Nobody with even the slightest interest in current affairs could have missed this week’s uproar surrounding the closure of the Independent Living Fund (ILF), effective from today.  The £320m fund, organised by central government, has been paying out an average of £300 a week to approximately 18,000 disabled people.  These payments have mostly been used to help fund care workers to assist in the carrying out of everyday activities, such as washing and dressing.  For the next nine months, previous users of the Fund will have to make applications for financial assistance to their local councils (to whom the budget for the ILF has been temporarily transferred.)  After that, no further assistance from either central or local government is guaranteed.

The Government’s Equality Impact Assessment (EIA) shows that nearly 1,000 people with Spinal Cord Injury (SCI) will be affected by the closure.  Aspire knows from our analysis of the care provision for people with SCI that 14% of their care hours are funded through ILF. 

Following the General Election result, Rosa Davies wrote a moving piece for the Guardian in which she asked the following question: “how much more disabled is this government going to make us?”   Such a question is rooted in the Social Model of Disability, a model which Aspire also promotes.  Its fundamental position is this:  people are “disabled” by the way society is organised.  For example, an individual with SCI might not be able to walk, but they would be disabled by the failure of their workplace to install a ramp allowing them access to the building.

Government cuts create extra barriers for disabled people.  As Ms Davies puts it:

“Money is access. It makes the circle labelled “Things I could do” bigger and the one tagged “Things I can’t do” smaller, and that second circle is so big to begin with.”

The Minister for Disabled People has insisted that the closure of the ILF does not represent a “cut”.  However, there are three replies one might make to this.  Firstly, the only guarantee is that ILF funding will be transferred to local authorities for nine months.  After that, funding could stop in its entirety.   Secondly, the Government has said that only £262m of funding will be transferred to local authorities, which is clearly less than the current £300m.    Thirdly, Freedom of Information requests by the BBC and Disability Rights UK have established that a third of local authorities are not planning to ring-fence the funding they receive to replace the ILF.   This seems very likely to lead to a drop in funding for disabled people in regions covered by these authorities.  Indeed, the Government’s own EIA acknowledges that “a large number of users will experience some reductions to the current funding they receive” although it is also careful to highlight that this “will not necessarily lead to reduced equality of opportunity for users.” 

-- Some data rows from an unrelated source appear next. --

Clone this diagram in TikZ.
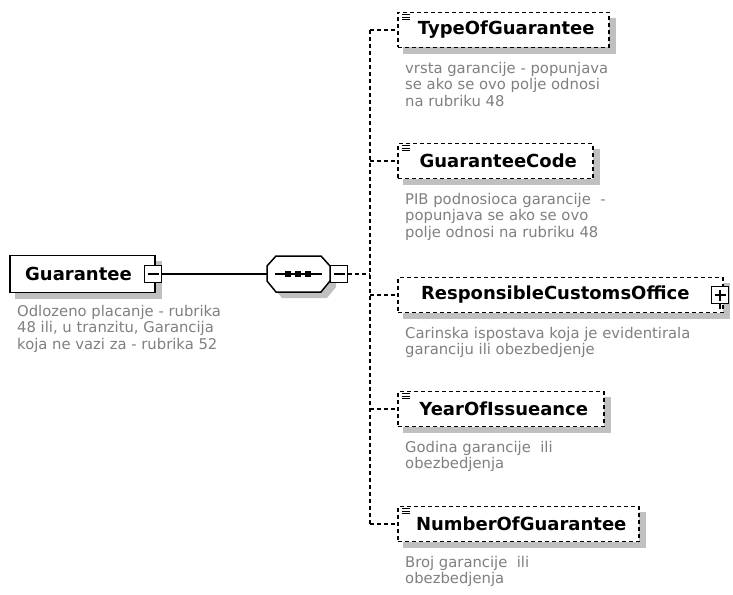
\documentclass[tikz,border=0pt]{standalone}
\usepackage{fontspec}
\setmainfont{DejaVu Sans}
\usetikzlibrary{backgrounds}
\definecolor{descgray}{RGB}{128,128,128}
\definecolor{shadowgray}{RGB}{192,192,192}
\begin{document}
\begin{tikzpicture}[x=1pt,y=-1pt,
  titlefont/.style={font=\fontsize{18}{20}\selectfont\bfseries},
  elembox/.style={draw=black,line width=1.5pt,dash pattern=on 4pt off 3pt,fill=white,minimum height=35pt,inner sep=0pt,titlefont,anchor=west},
  rootbox/.style={draw=black,line width=1.5pt,fill=white,minimum height=37pt,minimum width=145pt,inner sep=0pt,titlefont},
  togglebox/.style={draw=black,line width=1.4pt,fill=white,minimum size=17pt,inner sep=0pt},
  minusbox/.style={togglebox,path picture={\draw[line width=1.4pt] ([xshift=3pt]path picture bounding box.west) -- ([xshift=-3pt]path picture bounding box.east);}},
  plusbox/.style={togglebox,path picture={\draw[line width=1.4pt] ([xshift=3pt]path picture bounding box.west) -- ([xshift=-3pt]path picture bounding box.east); \draw[line width=1.4pt] ([yshift=-3pt]path picture bounding box.north) -- ([yshift=3pt]path picture bounding box.south);}},
  desc/.style={anchor=north west,inner sep=0pt,align=left,text=descgray,font=\fontsize{14.8}{16.5}\selectfont},
  conn/.style={line width=1.4pt},
  dconn/.style={line width=1.4pt,dash pattern=on 4pt off 3pt},
  shadowfill/.style={fill=shadowgray},
]
\useasboundingbox (0,0) rectangle (733,594);

% root element
\node[rootbox] (root) at (82.5,274) {\hspace*{-8pt}Guarantee};
\node[minusbox] (rm) at (153,274) {};
\node[desc] (rootdesc) at (17,305) {Odlozeno placanje - rubrika\\48 ili, u tranzitu, Garancija\\koja ne vazi za - rubrika 52};

% sequence compositor
\node[minimum width=63pt,minimum height=36pt,inner sep=0pt] (seq) at (298.5,274) {};
\fill[shadowgray] (282,262) -- (327,262) -- (336,272) -- (336,287) -- (327,298) -- (282,298) -- (273,287) -- (273,272) -- cycle;
\draw[line width=1.5pt,fill=white] (276,256) -- (321,256) -- (330,266) -- (330,281) -- (321,292) -- (276,292) -- (267,281) -- (267,266) -- cycle;
\draw[line width=1.4pt] (275,274) -- (322,274);
\foreach \sx in {288,298,308} \fill (\sx-2.8,271.2) rectangle (\sx+2.8,276.8);
\node[minusbox] (sm) at (339,274) {};

% children
\coordinate (bus) at (370,274);
\node[elembox,minimum width=211pt] (t1) at (397,30) {\hspace*{6pt}TypeOfGuarantee};
\node[elembox,minimum width=195pt] (t2) at (397,161) {\hspace*{6pt}GuaranteeCode};
\node[elembox,minimum width=325pt] (t3) at (397,295) {ResponsibleCustomsOffice\hspace*{10pt}};
\node[plusbox] (pm) at (720,295) {};
\node[elembox,minimum width=206pt] (t4) at (397,409) {\hspace*{6pt}YearOfIssueance};
\node[elembox,minimum width=241pt] (t5) at (397,524) {\hspace*{6pt}NumberOfGuarantee};
\draw[line width=1.4pt] (pm.south) -- ++(0,5);

\begin{scope}[on background layer]
  \fill[white] (0,0) rectangle (733,594);
  \foreach \n in {root,t1,t2,t3,t4,t5}
    \fill[shadowfill] ([shift={(6pt,-6pt)}]\n.south west) rectangle ([shift={(6pt,-6pt)}]\n.north east);
\end{scope}

\foreach \n in {t1,t2,t4,t5}{
  \draw[line width=1pt] ([xshift=5pt,yshift=-3pt]\n.north west) -- ++(8,0);
  \draw[line width=1pt] ([xshift=5pt,yshift=-5.5pt]\n.north west) -- ++(8,0);
  \draw[line width=1pt] ([xshift=5pt,yshift=-8pt]\n.north west) -- ++(8,0);
}

\node[desc] (d1) at (405,62) {vrsta garancije - popunjava\\se ako se ovo polje odnosi\\na rubriku 48};
\node[desc] (d2) at (405,193) {PIB podnosioca garancije\ \ -\\popunjava se ako se ovo\\polje odnosi na rubriku 48};
\node[desc] (d3) at (405,327) {Carinska ispostava koja je evidentirala\\garanciju ili obezbedjenje};
\node[desc] (d4) at (405,441) {Godina garancije\ \ ili\\obezbedjenja};
\node[desc] (d5) at (405,556) {Broj garancije\ \ ili\\obezbedjenja};

% connectors
\draw[conn] (rm.east) -- (seq.west);
\draw[dconn] (sm.east) -- (bus);
\draw[dconn] (t1.west -| bus) -- (t5.west -| bus);
\foreach \n in {t1,t2,t3,t4,t5}
  \draw[dconn] (\n.west -| bus) -- (\n.west);
\end{tikzpicture}
\end{document}
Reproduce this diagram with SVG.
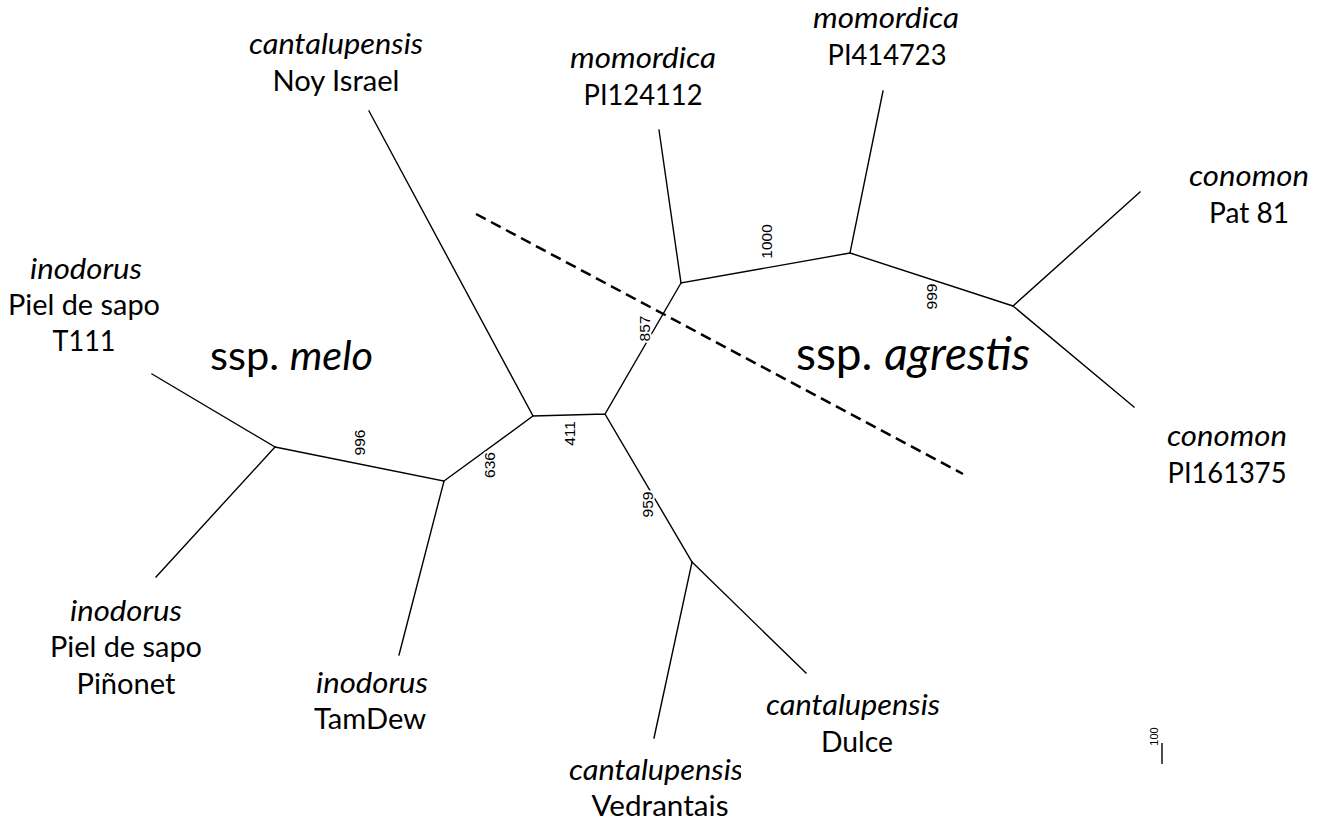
<svg xmlns="http://www.w3.org/2000/svg" width="1327" height="825" viewBox="0 0 1327 825">
<style>
.lbl{font-family:Lato,"Liberation Sans",sans-serif;font-size:28.5px;fill:#000;text-anchor:middle}
.it{font-style:italic}
.ssp{font-family:Lato,"Liberation Sans",sans-serif;font-size:41.5px;fill:#000}
.bs{font-family:"Liberation Sans",Arial,sans-serif;font-size:15.5px;fill:#000;text-anchor:middle;paint-order:stroke;stroke:#fff;stroke-width:4px;stroke-linejoin:round}
.br{fill:none;stroke:#000;stroke-width:1.4;stroke-linecap:square}
</style>
<defs>
<clipPath id="clipV"><rect x="0" y="0" width="741" height="825"/></clipPath>
</defs>
<rect width="1327" height="825" fill="#fff"/>
<g id="connectors">
<path class="br" d="M533,416 L605,414 M605,414 L681,283 M681,283 L850,253 M850,253 L1013,306 M533,416 L444,481 M444,481 L275,447 M605,414 L692,562"/>
<path class="br" d="M533,416 L369,111 M681,283 L659,130 M850,253 L883,91 M1013,306 L1140,192 M1013,306 L1134,407 M275,447 L152,374 M275,447 L156,577 M444,481 L399,655 M692,562 L654,738 M692,562 L806,673"/>
</g>
<g id="divider">
<line x1="476" y1="214" x2="963" y2="474" stroke="#000" stroke-width="2.5" stroke-dasharray="11 6"/>
</g>
<g id="bootstrap">
<text class="bs" transform="translate(365,442.5) rotate(-90)">996</text>
<text class="bs" transform="translate(495,465) rotate(-90)">636</text>
<text class="bs" transform="translate(575,433.5) rotate(-90)">411</text>
<text class="bs" transform="translate(650,328.5) rotate(-90)">857</text>
<text class="bs" transform="translate(772,241.5) rotate(-90)">1000</text>
<text class="bs" transform="translate(937,296.5) rotate(-90)">999</text>
<text class="bs" transform="translate(653,504.5) rotate(-90)">959</text>
</g>
<g id="scale">
<line x1="1162" y1="743" x2="1162" y2="764" stroke="#000" stroke-width="1.4"/>
<text class="bs" style="font-size:11px" transform="translate(1158,736.5) rotate(-90)">100</text>
</g>
<g id="node-noy">
<text class="lbl it" x="336" y="54" textLength="174" lengthAdjust="spacingAndGlyphs">cantalupensis</text>
<text class="lbl" x="336" y="91" textLength="127" lengthAdjust="spacingAndGlyphs">Noy Israel</text>
</g>
<g id="node-pi124112">
<text class="lbl it" x="643" y="68" textLength="146" lengthAdjust="spacingAndGlyphs">momordica</text>
<text class="lbl" x="643" y="105" textLength="119" lengthAdjust="spacingAndGlyphs">PI124112</text>
</g>
<g id="node-pi414723">
<text class="lbl it" x="886" y="28" textLength="146" lengthAdjust="spacingAndGlyphs">momordica</text>
<text class="lbl" x="887" y="65" textLength="119" lengthAdjust="spacingAndGlyphs">PI414723</text>
</g>
<g id="node-pat81">
<text class="lbl it" x="1249" y="186" textLength="120" lengthAdjust="spacingAndGlyphs">conomon</text>
<text class="lbl" x="1249" y="223" textLength="80" lengthAdjust="spacingAndGlyphs">Pat 81</text>
</g>
<g id="node-pi161375">
<text class="lbl it" x="1227" y="446" textLength="120" lengthAdjust="spacingAndGlyphs">conomon</text>
<text class="lbl" x="1227" y="483" textLength="119" lengthAdjust="spacingAndGlyphs">PI161375</text>
</g>
<g id="node-t111">
<text class="lbl it" x="86" y="279" textLength="112" lengthAdjust="spacingAndGlyphs">inodorus</text>
<text class="lbl" x="84" y="315" textLength="152" lengthAdjust="spacingAndGlyphs">Piel de sapo</text>
<text class="lbl" x="84" y="351" textLength="63" lengthAdjust="spacingAndGlyphs">T111</text>
</g>
<g id="node-pinonet">
<text class="lbl it" x="126" y="621" textLength="112" lengthAdjust="spacingAndGlyphs">inodorus</text>
<text class="lbl" x="126" y="657" textLength="152" lengthAdjust="spacingAndGlyphs">Piel de sapo</text>
<text class="lbl" x="126" y="694" textLength="99" lengthAdjust="spacingAndGlyphs">Piñonet</text>
</g>
<g id="node-tamdew">
<text class="lbl it" x="372" y="693" textLength="112" lengthAdjust="spacingAndGlyphs">inodorus</text>
<text class="lbl" x="370" y="729" textLength="112" lengthAdjust="spacingAndGlyphs">TamDew</text>
</g>
<g id="node-dulce">
<text class="lbl it" x="853" y="715" textLength="174" lengthAdjust="spacingAndGlyphs">cantalupensis</text>
<text class="lbl" x="857" y="752" textLength="72" lengthAdjust="spacingAndGlyphs">Dulce</text>
</g>
<g id="node-vedrantais">
<text class="lbl it" x="656" y="780" textLength="174" lengthAdjust="spacingAndGlyphs" clip-path="url(#clipV)">cantalupensis</text>
<text class="lbl" x="660" y="816" textLength="137" lengthAdjust="spacingAndGlyphs">Vedrantais</text>
</g>
<g id="group-melo">
<text class="ssp" x="210" y="370">ssp. <tspan class="it">melo</tspan></text>
</g>
<g id="group-agrestis">
<text class="ssp" x="796" y="370" style="font-size:46px">ssp. <tspan class="it">agrestis</tspan></text>
</g>
</svg>
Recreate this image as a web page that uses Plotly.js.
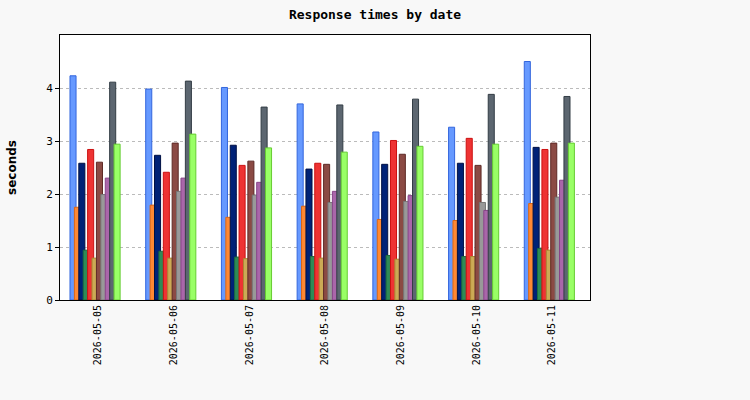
<!DOCTYPE html>
<html>
<head>
<meta charset="utf-8">
<script src="https://cdn.plot.ly/plotly-3.0.1.min.js"></script>
<style>
  html, body { margin: 0; padding: 0; background: #f8f8f8; }
  #chart { width: 750px; height: 400px; }
</style>
</head>
<body>
<div id="chart"></div>
<script>
// dates on the x axis
const dates = ['2026-05-05', '2026-05-06', '2026-05-07', '2026-05-08', '2026-05-09', '2026-05-10', '2026-05-11'];

// one array per series (seconds)
const s1  = [4.23, 3.98, 4.01, 3.70, 3.17, 3.26, 4.50];
const s2  = [1.75, 1.79, 1.56, 1.77, 1.52, 1.50, 1.82];
const s3  = [2.58, 2.73, 2.92, 2.47, 2.56, 2.58, 2.88];
const s4  = [0.94, 0.92, 0.81, 0.82, 0.84, 0.82, 0.97];
const s5  = [2.84, 2.41, 2.54, 2.58, 3.01, 3.05, 2.84];
const s6  = [0.79, 0.79, 0.78, 0.79, 0.77, 0.82, 0.94];
const s7  = [2.60, 2.96, 2.62, 2.56, 2.75, 2.54, 2.96];
const s8  = [1.99, 2.05, 1.98, 1.84, 1.86, 1.84, 1.94];
const s9  = [2.30, 2.30, 2.22, 2.05, 1.97, 1.69, 2.26];
const s10 = [4.11, 4.13, 3.64, 3.68, 3.79, 3.88, 3.84];
const s11 = [2.94, 3.13, 2.87, 2.79, 2.90, 2.94, 2.96];

const series = [s1, s2, s3, s4, s5, s6, s7, s8, s9, s10, s11];

const fills = ['#6699ff', '#ff8833', '#002277', '#2e8b57', '#ee3333', '#ccaa55',
               '#8b4a44', '#999999', '#aa66aa', '#5c6670', '#99ff66'];
const edges = ['#3366dd', '#dd6611', '#001144', '#1c6b3f', '#cc1111', '#aa8833',
               '#5e2a26', '#777777', '#884488', '#333d45', '#66cc33'];

// bars overlap: each one narrower step than width
const barWidth = 0.08;
const step = 0.0582;
const firstOffset = -0.368;

const traces = series.map((vals, i) => ({
    type: 'bar',
    x: dates,
    y: vals,
    width: barWidth,
    offset: firstOffset + i * step,
    marker: {
        color: fills[i],
        line: { color: edges[i], width: 1 }
    },
    hoverinfo: 'y'
}));

const mono = 'DejaVu Sans Mono, monospace';

const layout = {
    width: 750,
    height: 400,
    barmode: 'overlay',
    showlegend: false,
    paper_bgcolor: '#f8f8f8',
    plot_bgcolor: 'white',
    margin: { l: 60, r: 160, t: 35, b: 100 },
    title: {
        text: '<b>Response times by date</b>',
        font: { family: mono, size: 13, color: 'black' },
        x: 0.5,
        xanchor: 'center',
        y: 0.963,
        yanchor: 'middle'
    },
    xaxis: {
        type: 'category',
        range: [-0.5, 6.5],
        tickangle: -90,
        tickfont: { family: mono, size: 10, color: 'black' },
        ticks: '',
        showline: true,
        linecolor: 'black',
        linewidth: 1,
        mirror: true,
        showgrid: false,
        automargin: false
    },
    yaxis: {
        range: [0, 5],
        tickvals: [0, 1, 2, 3, 4],
        ticks: 'outside',
        ticklen: 4,
        tickcolor: 'black',
        tickfont: { family: mono, size: 11, color: 'black' },
        showline: true,
        linecolor: 'black',
        linewidth: 1,
        mirror: true,
        showgrid: true,
        gridcolor: '#bbbbbb',
        griddash: '3px,3px',
        zeroline: false,
        automargin: false,
        title: {
            text: '<b>seconds</b>',
            font: { family: 'DejaVu Sans, sans-serif', size: 12, color: 'black' },
            standoff: 26
        }
    }
};

Plotly.newPlot('chart', traces, layout, { displayModeBar: false, staticPlot: true });
</script>
</body>
</html>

What could be the day-to-day impact of a cut be for people with SCI?  A real fear – again acknowledged by the EIA – is that many disabled people will be forced to enter residential care, or as one user quoted in the assessment articulated “left to rot in a home.”  The EIA states it is “simply not possible to quantify” whether this is a likely consequence.  However, with twenty-four hour care costing £1700 a week, compared to the £850 a week cost of keeping someone in a local authority care home, these fears do not seem unfounded.  If they are not, the impact could be devastating.   Quite apart from the loss of independence and access to community activities that residential care entails, Aspire research shows it has a horrific impact on the mental and physical health of those with SCI.  And there is also a wider question as to whether disabled people returning to live in residential care, as they did before campaigns for funds like the ILF were successful, represents a regression in equal opportunities.  How can it be right that your very freedom of movement is restricted just because of a lack of funds?  Is this really the best that society can do?

The EIA also acknowledged that the ILF has “undoubtedly played a significant role in supporting its users…to access educational and employment opportunities and to participate actively in their communities.”  The link with employment is particularly poignant, especially given the DWP’s current message to employers to become “disability confident.”  Last week’s blog described how important quality care provision was to people with SCI finding and retaining work.   If the closure of the ILF results in people having to leave employment, this doesn’t seem very “disability confident.”

Only time will tell what the impact of the closure will be.  However, if the above indications turn out to be correct, Aspire will echo Ms Davies’ conclusion that in closing the ILF, the Government has created extra barriers for disabled people.  As one researcher of disability put it “It’s putting people in a box marked “pathetic and hopeless”; people to be looked after.  [Disabled people] want to be in the world and the community."